Required work:
Reproduce the material word for word; the images stay out.

Dataset content:
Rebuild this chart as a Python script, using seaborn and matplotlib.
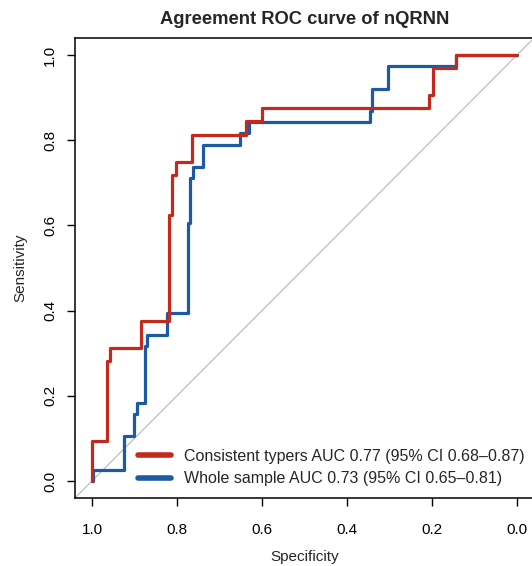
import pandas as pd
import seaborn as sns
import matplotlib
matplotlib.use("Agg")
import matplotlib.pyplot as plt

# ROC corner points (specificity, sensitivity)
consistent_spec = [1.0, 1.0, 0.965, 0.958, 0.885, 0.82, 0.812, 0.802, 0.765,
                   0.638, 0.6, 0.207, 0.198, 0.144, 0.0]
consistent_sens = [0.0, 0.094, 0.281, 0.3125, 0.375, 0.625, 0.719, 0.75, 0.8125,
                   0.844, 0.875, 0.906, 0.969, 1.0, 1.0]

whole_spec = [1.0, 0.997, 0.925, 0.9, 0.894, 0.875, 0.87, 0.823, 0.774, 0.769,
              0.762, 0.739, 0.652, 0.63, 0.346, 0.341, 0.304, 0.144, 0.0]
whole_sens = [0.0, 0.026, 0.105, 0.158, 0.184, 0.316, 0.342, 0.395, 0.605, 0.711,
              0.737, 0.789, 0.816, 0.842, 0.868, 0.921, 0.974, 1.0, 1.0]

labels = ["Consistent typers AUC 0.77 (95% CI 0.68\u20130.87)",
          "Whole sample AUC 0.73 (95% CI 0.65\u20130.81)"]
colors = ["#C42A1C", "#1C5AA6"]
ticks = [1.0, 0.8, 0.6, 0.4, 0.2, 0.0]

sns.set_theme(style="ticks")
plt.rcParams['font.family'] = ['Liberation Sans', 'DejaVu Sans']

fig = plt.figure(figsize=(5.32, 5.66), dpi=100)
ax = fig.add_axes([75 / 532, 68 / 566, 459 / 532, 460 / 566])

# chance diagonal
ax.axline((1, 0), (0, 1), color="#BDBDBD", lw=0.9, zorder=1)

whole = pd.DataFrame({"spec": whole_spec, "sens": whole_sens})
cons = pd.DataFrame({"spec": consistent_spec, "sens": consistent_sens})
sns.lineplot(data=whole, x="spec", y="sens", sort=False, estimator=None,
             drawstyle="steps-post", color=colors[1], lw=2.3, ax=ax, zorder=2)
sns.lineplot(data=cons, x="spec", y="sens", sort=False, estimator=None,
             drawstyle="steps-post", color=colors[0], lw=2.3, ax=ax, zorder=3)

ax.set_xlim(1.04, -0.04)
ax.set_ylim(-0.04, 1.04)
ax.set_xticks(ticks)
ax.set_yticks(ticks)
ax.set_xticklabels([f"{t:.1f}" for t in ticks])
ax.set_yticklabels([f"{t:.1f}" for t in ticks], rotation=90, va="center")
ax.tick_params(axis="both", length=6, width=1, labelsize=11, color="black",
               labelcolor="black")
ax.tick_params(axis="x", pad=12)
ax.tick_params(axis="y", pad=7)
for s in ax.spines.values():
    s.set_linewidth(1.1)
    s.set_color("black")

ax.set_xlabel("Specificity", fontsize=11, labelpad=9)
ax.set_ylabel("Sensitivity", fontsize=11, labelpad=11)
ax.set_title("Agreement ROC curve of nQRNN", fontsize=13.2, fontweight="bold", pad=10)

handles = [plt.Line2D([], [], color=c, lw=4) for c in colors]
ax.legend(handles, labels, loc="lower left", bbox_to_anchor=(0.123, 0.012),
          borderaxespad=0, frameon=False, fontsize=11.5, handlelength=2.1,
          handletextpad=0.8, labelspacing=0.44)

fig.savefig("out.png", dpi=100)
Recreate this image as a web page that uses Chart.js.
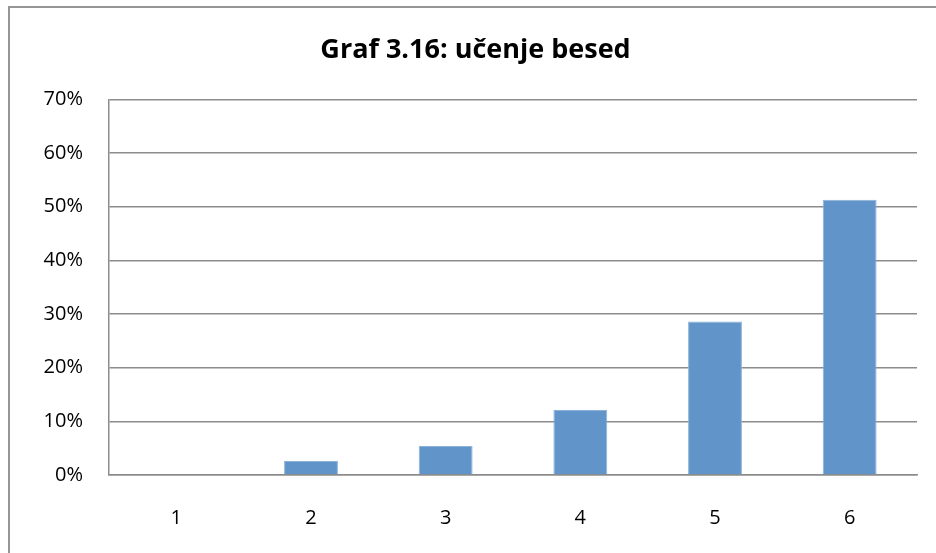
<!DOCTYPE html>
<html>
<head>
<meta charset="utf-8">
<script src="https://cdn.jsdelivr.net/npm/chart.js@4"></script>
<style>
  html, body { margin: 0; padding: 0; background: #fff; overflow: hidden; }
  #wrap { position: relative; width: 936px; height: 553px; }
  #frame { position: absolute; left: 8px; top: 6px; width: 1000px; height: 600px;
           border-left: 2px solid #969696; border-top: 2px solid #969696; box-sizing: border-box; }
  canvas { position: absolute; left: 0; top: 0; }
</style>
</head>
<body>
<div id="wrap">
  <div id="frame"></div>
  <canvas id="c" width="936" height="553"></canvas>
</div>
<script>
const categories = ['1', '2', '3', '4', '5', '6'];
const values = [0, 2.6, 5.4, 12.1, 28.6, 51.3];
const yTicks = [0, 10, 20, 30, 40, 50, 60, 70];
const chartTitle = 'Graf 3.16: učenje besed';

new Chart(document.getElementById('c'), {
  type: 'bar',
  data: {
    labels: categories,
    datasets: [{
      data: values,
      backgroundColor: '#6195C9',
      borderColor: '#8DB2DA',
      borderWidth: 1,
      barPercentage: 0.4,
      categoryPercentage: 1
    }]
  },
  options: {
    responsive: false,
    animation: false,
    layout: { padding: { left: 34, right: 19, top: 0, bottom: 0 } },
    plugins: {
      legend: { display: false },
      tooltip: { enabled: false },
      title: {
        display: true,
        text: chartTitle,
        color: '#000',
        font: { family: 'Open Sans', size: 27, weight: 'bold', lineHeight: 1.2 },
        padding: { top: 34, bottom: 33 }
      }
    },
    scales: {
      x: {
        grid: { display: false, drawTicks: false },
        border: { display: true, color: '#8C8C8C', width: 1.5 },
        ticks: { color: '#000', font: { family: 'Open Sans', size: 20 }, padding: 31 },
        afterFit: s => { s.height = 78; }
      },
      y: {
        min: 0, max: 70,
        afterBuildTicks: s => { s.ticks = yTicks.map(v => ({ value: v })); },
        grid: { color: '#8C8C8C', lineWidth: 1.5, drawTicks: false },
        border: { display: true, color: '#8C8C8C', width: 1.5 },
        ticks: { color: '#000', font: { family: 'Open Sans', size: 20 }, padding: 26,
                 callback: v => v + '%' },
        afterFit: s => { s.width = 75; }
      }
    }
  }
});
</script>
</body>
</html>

Written answer:
Rebuild this chart as a Python script, using seaborn and matplotlib.
import pandas as pd
import seaborn as sns
import matplotlib
matplotlib.use("Agg")
import matplotlib.pyplot as plt

# ROC corner points (specificity, sensitivity)
consistent_spec = [1.0, 1.0, 0.965, 0.958, 0.885, 0.82, 0.812, 0.802, 0.765,
                   0.638, 0.6, 0.207, 0.198, 0.144, 0.0]
consistent_sens = [0.0, 0.094, 0.281, 0.3125, 0.375, 0.625, 0.719, 0.75, 0.8125,
                   0.844, 0.875, 0.906, 0.969, 1.0, 1.0]

whole_spec = [1.0, 0.997, 0.925, 0.9, 0.894, 0.875, 0.87, 0.823, 0.774, 0.769,
              0.762, 0.739, 0.652, 0.63, 0.346, 0.341, 0.304, 0.144, 0.0]
whole_sens = [0.0, 0.026, 0.105, 0.158, 0.184, 0.316, 0.342, 0.395, 0.605, 0.711,
              0.737, 0.789, 0.816, 0.842, 0.868, 0.921, 0.974, 1.0, 1.0]

labels = ["Consistent typers AUC 0.77 (95% CI 0.68\u20130.87)",
          "Whole sample AUC 0.73 (95% CI 0.65\u20130.81)"]
colors = ["#C42A1C", "#1C5AA6"]
ticks = [1.0, 0.8, 0.6, 0.4, 0.2, 0.0]

sns.set_theme(style="ticks")
plt.rcParams['font.family'] = ['Liberation Sans', 'DejaVu Sans']

fig = plt.figure(figsize=(5.32, 5.66), dpi=100)
ax = fig.add_axes([75 / 532, 68 / 566, 459 / 532, 460 / 566])

# chance diagonal
ax.axline((1, 0), (0, 1), color="#BDBDBD", lw=0.9, zorder=1)

whole = pd.DataFrame({"spec": whole_spec, "sens": whole_sens})
cons = pd.DataFrame({"spec": consistent_spec, "sens": consistent_sens})
sns.lineplot(data=whole, x="spec", y="sens", sort=False, estimator=None,
             drawstyle="steps-post", color=colors[1], lw=2.3, ax=ax, zorder=2)
sns.lineplot(data=cons, x="spec", y="sens", sort=False, estimator=None,
             drawstyle="steps-post", color=colors[0], lw=2.3, ax=ax, zorder=3)

ax.set_xlim(1.04, -0.04)
ax.set_ylim(-0.04, 1.04)
ax.set_xticks(ticks)
ax.set_yticks(ticks)
ax.set_xticklabels([f"{t:.1f}" for t in ticks])
ax.set_yticklabels([f"{t:.1f}" for t in ticks], rotation=90, va="center")
ax.tick_params(axis="both", length=6, width=1, labelsize=11, color="black",
               labelcolor="black")
ax.tick_params(axis="x", pad=12)
ax.tick_params(axis="y", pad=7)
for s in ax.spines.values():
    s.set_linewidth(1.1)
    s.set_color("black")

ax.set_xlabel("Specificity", fontsize=11, labelpad=9)
ax.set_ylabel("Sensitivity", fontsize=11, labelpad=11)
ax.set_title("Agreement ROC curve of nQRNN", fontsize=13.2, fontweight="bold", pad=10)

handles = [plt.Line2D([], [], color=c, lw=4) for c in colors]
ax.legend(handles, labels, loc="lower left", bbox_to_anchor=(0.123, 0.012),
          borderaxespad=0, frameon=False, fontsize=11.5, handlelength=2.1,
          handletextpad=0.8, labelspacing=0.44)

fig.savefig("out.png", dpi=100)
Recreate this image as a web page that uses Chart.js.
<!DOCTYPE html>
<html>
<head>
<meta charset="utf-8">
<script src="https://cdn.jsdelivr.net/npm/chart.js@4"></script>
<style>
  html, body { margin: 0; padding: 0; background: #fff; overflow: hidden; }
  #wrap { position: relative; width: 936px; height: 553px; }
  #frame { position: absolute; left: 8px; top: 6px; width: 1000px; height: 600px;
           border-left: 2px solid #969696; border-top: 2px solid #969696; box-sizing: border-box; }
  canvas { position: absolute; left: 0; top: 0; }
</style>
</head>
<body>
<div id="wrap">
  <div id="frame"></div>
  <canvas id="c" width="936" height="553"></canvas>
</div>
<script>
const categories = ['1', '2', '3', '4', '5', '6'];
const values = [0, 2.6, 5.4, 12.1, 28.6, 51.3];
const yTicks = [0, 10, 20, 30, 40, 50, 60, 70];
const chartTitle = 'Graf 3.16: učenje besed';

new Chart(document.getElementById('c'), {
  type: 'bar',
  data: {
    labels: categories,
    datasets: [{
      data: values,
      backgroundColor: '#6195C9',
      borderColor: '#8DB2DA',
      borderWidth: 1,
      barPercentage: 0.4,
      categoryPercentage: 1
    }]
  },
  options: {
    responsive: false,
    animation: false,
    layout: { padding: { left: 34, right: 19, top: 0, bottom: 0 } },
    plugins: {
      legend: { display: false },
      tooltip: { enabled: false },
      title: {
        display: true,
        text: chartTitle,
        color: '#000',
        font: { family: 'Open Sans', size: 27, weight: 'bold', lineHeight: 1.2 },
        padding: { top: 34, bottom: 33 }
      }
    },
    scales: {
      x: {
        grid: { display: false, drawTicks: false },
        border: { display: true, color: '#8C8C8C', width: 1.5 },
        ticks: { color: '#000', font: { family: 'Open Sans', size: 20 }, padding: 31 },
        afterFit: s => { s.height = 78; }
      },
      y: {
        min: 0, max: 70,
        afterBuildTicks: s => { s.ticks = yTicks.map(v => ({ value: v })); },
        grid: { color: '#8C8C8C', lineWidth: 1.5, drawTicks: false },
        border: { display: true, color: '#8C8C8C', width: 1.5 },
        ticks: { color: '#000', font: { family: 'Open Sans', size: 20 }, padding: 26,
                 callback: v => v + '%' },
        afterFit: s => { s.width = 75; }
      }
    }
  }
});
</script>
</body>
</html>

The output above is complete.